# Start of Information provided

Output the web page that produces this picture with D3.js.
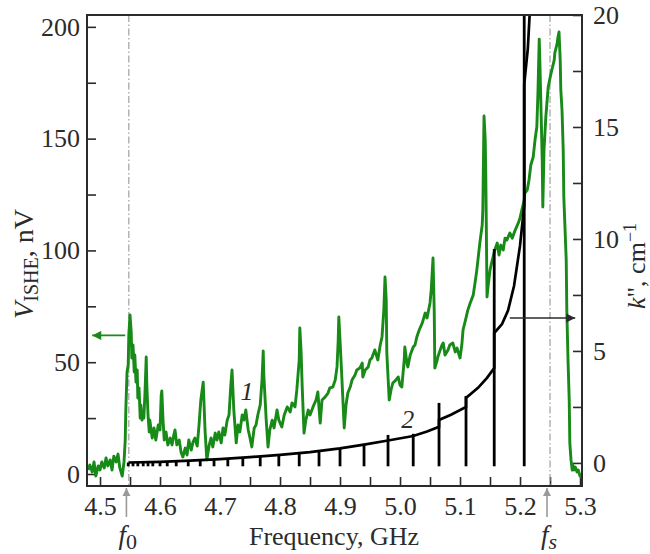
<!DOCTYPE html>
<html>
<head>
<meta charset="utf-8">
<script src="https://cdn.jsdelivr.net/npm/d3@7"></script>
<style>
  body { margin: 0; background: #fff; }
  svg { display: block; }
  .tick text { font-family: "Liberation Serif", "Times New Roman", serif; font-size: 26px; fill: #2b2b2b; }
  .tick line { stroke: #2b2b2b; stroke-width: 1.6; }
  .lbl { font-family: "Liberation Serif", "Times New Roman", serif; fill: #2b2b2b; }
</style>
</head>
<body>
<div class="figure"></div>
<script>
// tick values
const freqMajor = [4.5, 4.6, 4.7, 4.8, 4.9, 5.0, 5.1, 5.2, 5.3];
const freqMinor = [4.55, 4.65, 4.75, 4.85, 4.95, 5.05, 5.15, 5.25];
const vMajor = [0, 50, 100, 150, 200];
const vMinor = [25, 75, 125, 175];
const kMajor = [0, 5, 10, 15, 20];
const kMinor = [2.5, 7.5, 12.5, 17.5];

// marked frequencies, GHz
const f0 = 4.548;
const fs = 5.25;

// curve 1: V_ISHE (nV) vs frequency (GHz)
const ishe = [
  [4.480,1.8],[4.483,4.0],[4.487,0.9],[4.490,5.4],[4.493,-0.9],[4.497,3.6],[4.500,1.8],[4.503,5.4],
  [4.507,2.7],[4.510,7.2],[4.513,3.6],[4.517,6.3],[4.520,1.8],[4.523,8.0],[4.527,5.4],[4.530,8.9],
  [4.533,2.7],[4.537,-0.9],[4.540,5.4],[4.542,15.2],[4.543,28.6],[4.545,45.6],[4.547,48.7],[4.548,62.2],
  [4.550,71.1],[4.552,63.5],[4.553,51.9],[4.555,57.7],[4.557,45.6],[4.558,53.2],[4.560,41.1],[4.562,46.5],
  [4.563,34.0],[4.565,38.5],[4.567,25.0],[4.568,30.9],[4.570,24.1],[4.572,27.7],[4.573,25.0],[4.575,36.7],
  [4.577,52.3],[4.578,39.8],[4.580,26.4],[4.582,18.8],[4.583,24.1],[4.587,16.1],[4.590,20.6],[4.593,15.2],
  [4.597,21.9],[4.600,19.7],[4.602,35.3],[4.603,37.1],[4.605,24.1],[4.607,15.2],[4.610,18.8],[4.613,13.0],
  [4.617,16.1],[4.620,13.0],[4.623,17.4],[4.625,19.7],[4.628,13.0],[4.632,15.2],[4.635,9.8],[4.638,7.6],
  [4.642,11.6],[4.645,8.5],[4.648,15.2],[4.652,10.7],[4.655,14.3],[4.658,16.1],[4.662,12.5],[4.665,21.9],
  [4.668,33.1],[4.672,41.1],[4.675,19.7],[4.678,6.3],[4.682,13.0],[4.685,16.1],[4.688,12.1],[4.692,18.3],
  [4.695,15.2],[4.698,18.8],[4.702,13.9],[4.705,20.6],[4.708,17.4],[4.712,24.1],[4.715,26.4],[4.718,39.8],
  [4.720,46.5],[4.723,28.6],[4.727,13.9],[4.730,21.9],[4.733,18.8],[4.737,26.4],[4.740,24.1],[4.743,28.6],
  [4.747,19.7],[4.750,16.1],[4.753,12.1],[4.757,20.6],[4.760,21.9],[4.763,26.4],[4.767,30.9],[4.770,42.0],
  [4.772,55.0],[4.773,44.3],[4.777,24.1],[4.780,12.1],[4.783,19.7],[4.787,24.1],[4.790,20.6],[4.795,28.6],
  [4.798,24.1],[4.803,21.0],[4.807,26.4],[4.812,30.0],[4.817,27.7],[4.820,31.8],[4.825,30.0],[4.828,37.6],
  [4.832,51.0],[4.833,65.3],[4.835,55.5],[4.837,38.9],[4.840,18.3],[4.843,24.1],[4.847,28.6],[4.850,26.4],
  [4.855,30.0],[4.860,33.1],[4.863,36.7],[4.867,22.8],[4.870,33.1],[4.875,34.4],[4.880,36.2],[4.883,38.5],
  [4.888,38.9],[4.892,42.0],[4.895,47.9],[4.897,59.9],[4.898,70.2],[4.900,59.9],[4.903,43.4],[4.907,20.6],
  [4.910,30.9],[4.913,36.2],[4.917,38.9],[4.920,42.0],[4.925,44.3],[4.928,46.5],[4.933,47.4],[4.937,49.6],
  [4.938,43.4],[4.942,46.5],[4.947,47.9],[4.950,51.0],[4.953,51.9],[4.958,55.5],[4.963,51.0],[4.967,57.7],
  [4.970,61.3],[4.973,73.3],[4.975,88.1],[4.977,77.8],[4.978,54.1],[4.982,33.1],[4.985,37.6],[4.988,40.7],
  [4.993,42.0],[4.997,43.4],[5.000,39.8],[5.003,38.9],[5.007,51.0],[5.008,56.8],[5.012,48.7],[5.013,47.9],
  [5.017,53.2],[5.022,56.8],[5.025,57.7],[5.028,61.3],[5.032,64.4],[5.037,67.5],[5.042,72.0],[5.045,69.8],
  [5.050,76.5],[5.052,82.3],[5.055,96.6],[5.057,73.3],[5.058,47.4],[5.062,51.0],[5.063,52.3],[5.067,55.5],
  [5.070,57.7],[5.072,58.6],[5.075,53.2],[5.080,55.5],[5.083,57.7],[5.088,58.6],[5.092,54.6],[5.095,56.3],
  [5.100,51.9],[5.103,57.7],[5.105,64.4],[5.110,69.8],[5.113,73.3],[5.117,76.5],[5.122,80.0],[5.125,85.4],
  [5.128,91.2],[5.133,103.3],[5.137,111.4],[5.138,118.1],[5.140,160.1],[5.142,149.4],[5.143,132.8],[5.145,79.2],
  [5.147,84.5],[5.150,91.2],[5.153,94.8],[5.158,100.2],[5.162,103.3],[5.165,97.9],[5.168,102.4],[5.172,100.2],
  [5.175,105.5],[5.178,104.6],[5.183,107.8],[5.187,105.5],[5.192,109.1],[5.197,112.2],[5.200,114.5],[5.203,118.1],
  [5.207,122.5],[5.208,125.7],[5.212,127.0],[5.215,131.5],[5.218,138.2],[5.222,141.8],[5.225,149.4],[5.228,155.2],
  [5.230,171.7],[5.232,194.5],[5.233,185.1],[5.235,162.8],[5.237,140.4],[5.238,119.4],[5.240,144.9],[5.243,159.7],
  [5.247,173.1],[5.250,177.1],[5.253,180.7],[5.257,185.1],[5.258,188.3],[5.262,192.7],[5.263,195.0],[5.265,197.7],
  [5.267,185.1],[5.268,171.7],[5.270,162.8],[5.272,144.9],[5.273,123.9],[5.277,95.7],[5.278,73.3],[5.280,51.0],
  [5.282,33.1],[5.283,13.9],[5.285,6.3],[5.287,1.8],[5.288,4.0],[5.290,1.8],[5.292,3.1],[5.295,0.9],
  [5.297,1.8],[5.300,-0.9],[5.303,-1.3]
];

// curve 2: k'' (1/cm) vs frequency, smooth part (repeated f = jump at a resonance)
const kCurve = [
  [4.548,0.02],[4.60,0.05],[4.65,0.1],[4.70,0.17],[4.75,0.26],[4.80,0.36],[4.85,0.48],[4.90,0.65],
  [4.94,0.82],[4.98,1.0],[5.022,1.2],[5.045,1.4],[5.065,1.61],[5.065,1.92],[5.085,2.15],[5.11,2.5],
  [5.11,2.9],[5.13,3.35],[5.145,3.8],[5.157,4.24],[5.157,5.8],[5.17,6.2],[5.18,6.8],[5.19,7.9],
  [5.20,9.7],[5.207,11.5],[5.207,16.9],[5.213,18.5],[5.218,21]
];
// resonance spikes: frequency, top value (they all go down to kSpikeBase)
const kSpikes = [
  [4.547,0.02],[4.555,0.02],[4.563,0.03],[4.572,0.03],[4.580,0.04],[4.588,0.04],[4.600,0.05],[4.612,0.06],
  [4.627,0.08],[4.647,0.1],[4.667,0.13],[4.690,0.15],[4.713,0.19],[4.738,0.24],[4.767,0.3],[4.798,0.36],
  [4.832,0.45],[4.865,0.55],[4.900,0.65],[4.940,0.85],[4.980,1.25],[5.022,1.3],[5.065,2.68],[5.110,2.99],
  [5.157,9.55],[5.207,21]
];
const kSpikeBase = -0.15;

// annotation arrows: [f start, f end, value]
const arrowV = [4.542, 4.487, 62];
const arrowK = [5.183, 5.292, 6.47];

const width = 650, height = 554;
const margin = {top: 15, right: 68, bottom: 68, left: 87};
const graphWidth = width - margin.left - margin.right;
const graphHeight = height - margin.top - margin.bottom;

const green = '#178a17';
const ink = '#2b2b2b';

const svg = d3.select('.figure').append('svg')
  .attr('width', width)
  .attr('height', height);

const graph = svg.append('g')
  .attr('transform', `translate(${margin.left}, ${margin.top})`);

const x = d3.scaleLinear().domain([4.4783, 5.3033]).range([0, graphWidth]);
const yV = d3.scaleLinear().domain([-5.37, 205.3]).range([graphHeight, 0]);
const yK = d3.scaleLinear().domain([-1.03, 20.0]).range([graphHeight, 0]);

svg.append('defs').append('clipPath').attr('id', 'plotClip')
  .append('rect').attr('width', graphWidth).attr('height', graphHeight);

const defs = svg.select('defs');
const marker = (id, colour, w, h) => {
  defs.append('marker')
    .attr('id', id)
    .attr('viewBox', '0 0 10 10')
    .attr('refX', 10).attr('refY', 5)
    .attr('markerWidth', w).attr('markerHeight', h)
    .attr('markerUnits', 'userSpaceOnUse')
    .attr('orient', 'auto')
    .append('path').attr('d', 'M0,0 L10,5 L0,10 Z').attr('fill', colour);
};
marker('arrGreen', green, 12, 9);
marker('arrBlack', ink, 12, 9);
marker('arrGrey', '#9a9a9a', 8, 10);

// axes (ticks point inward)
const xAxisG = graph.append('g').attr('transform', `translate(0, ${graphHeight})`);
xAxisG.call(d3.axisBottom(x).tickValues(freqMajor).tickSize(-9).tickPadding(11).tickFormat(d3.format('.1f')));
xAxisG.call(g => g.select('.domain').remove());
graph.append('g').attr('transform', `translate(0, ${graphHeight})`)
  .call(d3.axisBottom(x).tickValues(freqMinor).tickSize(-9).tickFormat(''))
  .call(g => g.select('.domain').remove());

graph.append('g')
  .call(d3.axisLeft(yV).tickValues(vMajor).tickSize(-9).tickPadding(7))
  .call(g => g.select('.domain').remove());
graph.append('g')
  .call(d3.axisLeft(yV).tickValues(vMinor).tickSize(-9).tickFormat(''))
  .call(g => g.select('.domain').remove());

graph.append('g').attr('transform', `translate(${graphWidth}, 0)`)
  .call(d3.axisRight(yK).tickValues(kMajor).tickSize(-9).tickPadding(11))
  .call(g => g.select('.domain').remove());
graph.append('g').attr('transform', `translate(${graphWidth}, 0)`)
  .call(d3.axisRight(yK).tickValues(kMinor).tickSize(-9).tickFormat(''))
  .call(g => g.select('.domain').remove());

// dash-dot markers at f0 and fs
graph.selectAll('line.mark')
  .data([f0, fs])
  .enter().append('line')
    .attr('class', 'mark')
    .attr('x1', d => x(d)).attr('x2', d => x(d))
    .attr('y1', 0).attr('y2', graphHeight)
    .attr('stroke', '#a0a0a0')
    .attr('stroke-width', 1.2)
    .attr('stroke-dasharray', '7,2.5,1.5,2.5');

const plot = graph.append('g').attr('clip-path', 'url(#plotClip)');

// curve 1
plot.append('path')
  .datum(ishe)
  .attr('fill', 'none')
  .attr('stroke', green)
  .attr('stroke-width', 2.9)
  .attr('stroke-linejoin', 'round')
  .attr('d', d3.line().x(d => x(d[0])).y(d => yV(d[1])));

// curve 2 + resonance spikes
plot.append('path')
  .datum(kCurve)
  .attr('fill', 'none')
  .attr('stroke', '#000')
  .attr('stroke-width', 2.7)
  .attr('d', d3.line().x(d => x(d[0])).y(d => yK(d[1])));

plot.selectAll('line.spike')
  .data(kSpikes)
  .enter().append('line')
    .attr('class', 'spike')
    .attr('x1', d => x(d[0])).attr('x2', d => x(d[0]))
    .attr('y1', d => yK(d[1])).attr('y2', yK(kSpikeBase))
    .attr('stroke', '#000')
    .attr('stroke-width', 2.8);

// frame
graph.append('rect')
  .attr('width', graphWidth).attr('height', graphHeight)
  .attr('fill', 'none')
  .attr('stroke', ink)
  .attr('stroke-width', 2);

// arrows pointing to each axis
graph.append('line')
  .attr('x1', x(arrowV[0])).attr('x2', x(arrowV[1]))
  .attr('y1', yV(arrowV[2])).attr('y2', yV(arrowV[2]))
  .attr('stroke', green).attr('stroke-width', 1.8)
  .attr('marker-end', 'url(#arrGreen)');
graph.append('line')
  .attr('x1', x(arrowK[0])).attr('x2', x(arrowK[1]))
  .attr('y1', yK(arrowK[2])).attr('y2', yK(arrowK[2]))
  .attr('stroke', ink).attr('stroke-width', 1.6)
  .attr('marker-end', 'url(#arrBlack)');

// grey arrows under the axis at f0, fs
graph.selectAll('line.up')
  .data([f0 - 0.004, fs - 0.005])
  .enter().append('line')
    .attr('class', 'up')
    .attr('x1', d => x(d)).attr('x2', d => x(d))
    .attr('y1', graphHeight + 31).attr('y2', graphHeight + 2)
    .attr('stroke', '#9a9a9a').attr('stroke-width', 1.6)
    .attr('marker-end', 'url(#arrGrey)');

// curve numbers
graph.append('text').attr('class', 'lbl')
  .attr('x', x(4.745)).attr('y', yV(33)).attr('text-anchor', 'middle')
  .style('font-size', '26px').style('font-style', 'italic').text('1');
graph.append('text').attr('class', 'lbl')
  .attr('x', x(5.013)).attr('y', yK(1.55)).attr('text-anchor', 'middle')
  .style('font-size', '26px').style('font-style', 'italic').text('2');

// f0 and fs labels
const fLabel = (f, sub, subItalic) => {
  const t = graph.append('text').attr('class', 'lbl')
    .attr('x', x(f) - 1).attr('y', graphHeight + 58)
    .attr('text-anchor', 'middle')
    .style('font-size', '27px');
  t.append('tspan').style('font-style', 'italic').text('f');
  t.append('tspan').attr('dy', 5).style('font-size', '22px')
    .style('font-style', subItalic ? 'italic' : 'normal').text(sub);
};
fLabel(f0, '0', false);
fLabel(fs, 's', true);

// x title
svg.append('text').attr('class', 'lbl')
  .attr('x', 334).attr('y', 545)
  .attr('text-anchor', 'middle')
  .style('font-size', '26px')
  .text('Frequency, GHz');

// left title
const yTitle = svg.append('text').attr('class', 'lbl')
  .attr('transform', 'translate(33, 264) rotate(-90)')
  .attr('text-anchor', 'middle')
  .style('font-size', '28px');
yTitle.append('tspan').style('font-style', 'italic').text('V');
yTitle.append('tspan').attr('dy', 5).style('font-size', '20px').text('ISHE');
yTitle.append('tspan').attr('dy', -5).text(', nV');

// right title
const kTitle = svg.append('text').attr('class', 'lbl')
  .attr('transform', 'translate(645, 266) rotate(-90)')
  .attr('text-anchor', 'middle')
  .style('font-size', '26px');
kTitle.append('tspan').style('font-style', 'italic').text('k');
kTitle.append('tspan').text('", cm');
kTitle.append('tspan').attr('dy', -9).style('font-size', '18px').text('\u22121');
</script>
</body>
</html>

# End of Information provided

**Task to complete**
Pictures excluded, repeat exactly the lines from the top of the material through the line with "const fs = 5.25;", including both of those lines.

**The output**
Output the web page that produces this picture with D3.js.
<!DOCTYPE html>
<html>
<head>
<meta charset="utf-8">
<script src="https://cdn.jsdelivr.net/npm/d3@7"></script>
<style>
  body { margin: 0; background: #fff; }
  svg { display: block; }
  .tick text { font-family: "Liberation Serif", "Times New Roman", serif; font-size: 26px; fill: #2b2b2b; }
  .tick line { stroke: #2b2b2b; stroke-width: 1.6; }
  .lbl { font-family: "Liberation Serif", "Times New Roman", serif; fill: #2b2b2b; }
</style>
</head>
<body>
<div class="figure"></div>
<script>
// tick values
const freqMajor = [4.5, 4.6, 4.7, 4.8, 4.9, 5.0, 5.1, 5.2, 5.3];
const freqMinor = [4.55, 4.65, 4.75, 4.85, 4.95, 5.05, 5.15, 5.25];
const vMajor = [0, 50, 100, 150, 200];
const vMinor = [25, 75, 125, 175];
const kMajor = [0, 5, 10, 15, 20];
const kMinor = [2.5, 7.5, 12.5, 17.5];

// marked frequencies, GHz
const f0 = 4.548;
const fs = 5.25;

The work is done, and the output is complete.